It was bound to happen

I finally had my first bogglific dream, or maybe it was scrabulous, whichever. It definitely means I've been playing too much. Both are addictive. luckily, unlike crack, they aren't illegal or expensive.

Things they don't tell you in parenting class

Disclaimer: This falls into the "Too Much Information" realm so stop reading here if you don't want to learn one of the dirty little secrets of parenting.

So T and I took a course on child birth preparation (which I highly recommend, by the way). It was a 6 week class and covered a lot about the whole child birth process. At the last class the instructor covered a lot of things about post partum that no one ever talks about. It was like learning the secret handshake that would admit us into the secret society of parents. I'll spare you the gory details, but let's just say that there are a lot of aspects of childbirth that you never see in the movies or on TV.

That last paragraph was just fluff. This is your last chance to turn back.

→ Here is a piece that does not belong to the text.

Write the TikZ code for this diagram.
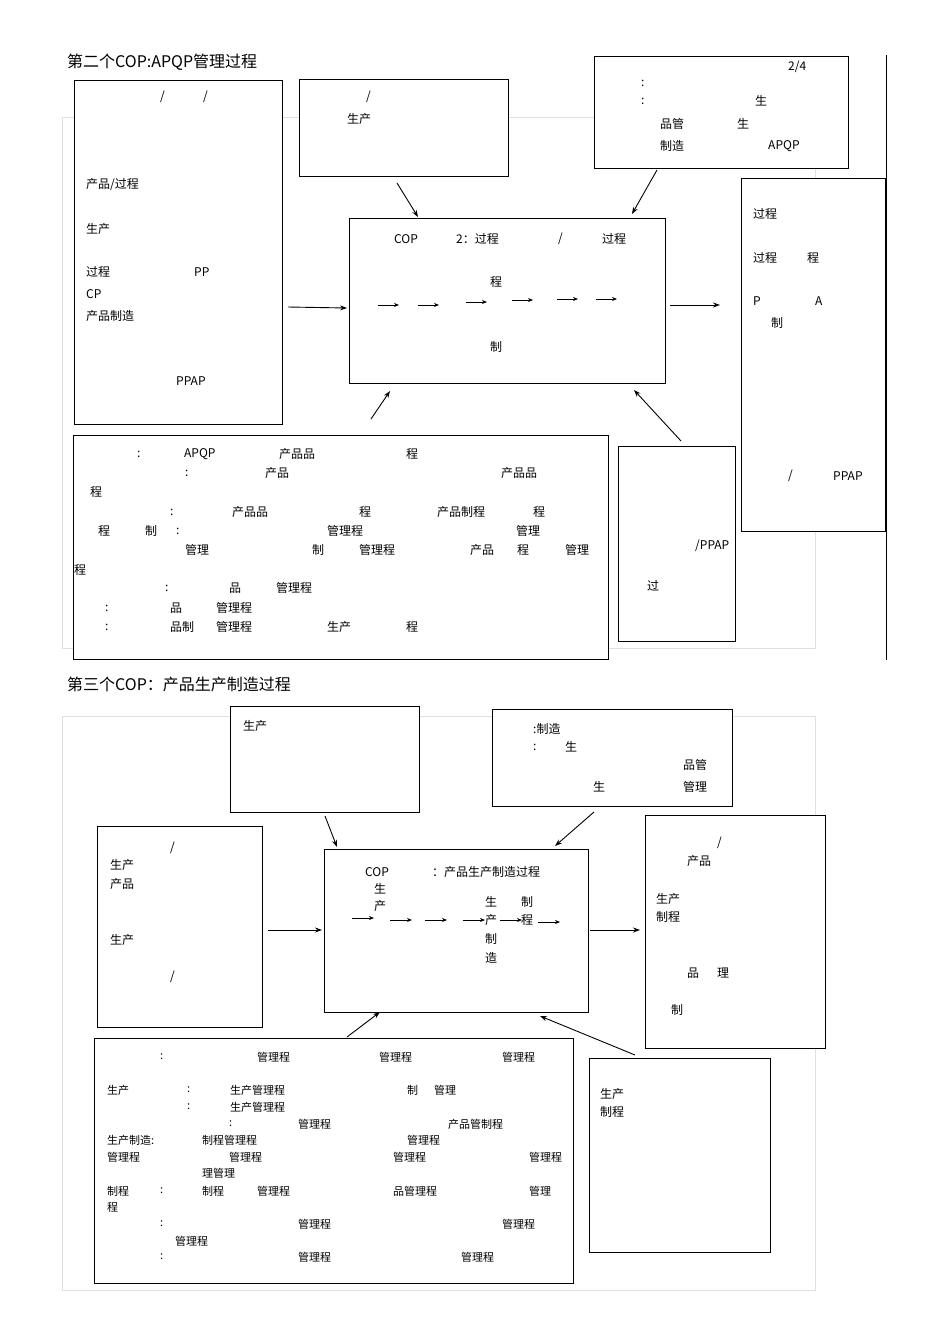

The other night when I was changing H's diapers I came to this realization: I probably touch H's testicles more than I touch my own and more that I ever imagined I would touch any other male's. Just like changing diapers, I never even thought about it; it just came naturally.

My son likes Bob Marley

The baby was fussing this morning and nothing I tried seemed to work. In an act of desperation I turned on the iPod and played a little Bob Marley. Out like a light. At least I know he has a sense for good music.

The projectile poo

Before you have a child you hear stories. They border on the realm of urban legend; stories people like to tell to scare parents to be. The stuff that bad family comedy movies are made of. There is no way your 9 lb. little bundle of joy is going to violently eject something the length of his body. It just doesn't seem possible.

Until it happens.

Yes, ladies and gentlemen. We have reached another milestone. And again, I was luckily not the one to learn the hard way so to speak. I won't get into details, but I'll just say it brightened up my morning.

Facebook is sucking my soul

I noticed that a friend had added a little boggle app to their page so I decided to give it a try. IT'S LIKE CRACK!!! At just three minutes a game you can just get a quick hit. But more often the case you play five or ten games. I can't stop. Help!!!

the littler things

It's funny. When I burp, I get scolded by T. When the baby burps, we both get excited and praise the baby. Never in my wildest dreams did I think I would get excited over someone's burping, but there I am saying "good job, buddy!"

I caught T singing Whitney Houston to H today. We might need to set some parameters on acceptable baby lullaby songs.

Facebook has gotten hold of me

Two non-baby posts in a day.

A "friend" invited me to join facebook a few weeks back. They obviously didn't know about my compulsive behavior when it comes to things like this. I have spent an inordinate amount of time the past couple of days adding friends, poking friends, looking at apps etc. It reminds me back when I got Animal Crossing for the Game Cube. I spent all my waking hours playing with my guy. It's almost like I have two children now. Aaaaarggghhh. What have I done?!?!

RIP: Chip Reese

A rare non-baby related post. Chip Reese dead at 56. I never met the man. I did glance at him in Bobby's Room at the Bellagio once.

http://news.yahoo.com/s/ap/20071205/ap_on_re_us/obit_reese

My biggest fears

Often times I'll be sitting in the rocking chair trying to lull the baby to sleep. I can only remember the lyrics to a few lullabies so I start singing Queen, Led Zeplin, Steve Miller or whatever song I know the words to. I don't know that Bohemian Rhapsody has ever been included on a lullaby CD but it does seem to work. I don't do the head banging a la Wayne's World though.

As I sit there, did I mention that it usually is in the wee hours of the morning? looking at this beautiful child, I try to comprehend that this little guy is going to grow up to be a boy and then a man. And I try to think about what he'll be when he grows up.

Now, I know I can only do so much-- give him a strong foundation, try to teach him right from wrong, to respect others yada yada yada.. I know that ultimately I don't have a lot of control over what he'll become and what his aspirations will be.

HOWEVER, I have come up with a list of certain scenarios where I will not hesitate to disown him:
1. He becomes a conservative republican. Especially if he is anti-gay or anti-abortion.
2. He becomes a born again Christian. I think his mother and I did quite well giving birth to him the first time. If he feels he needs to be born again, well he can find new parents.
3. He becomes a corporate lawyer. Unless he donates lots of money/time to worthy charities.
4. He becomes the dictator of a country and oppresses the masses.

Besides that, I'll always love him unconditionally.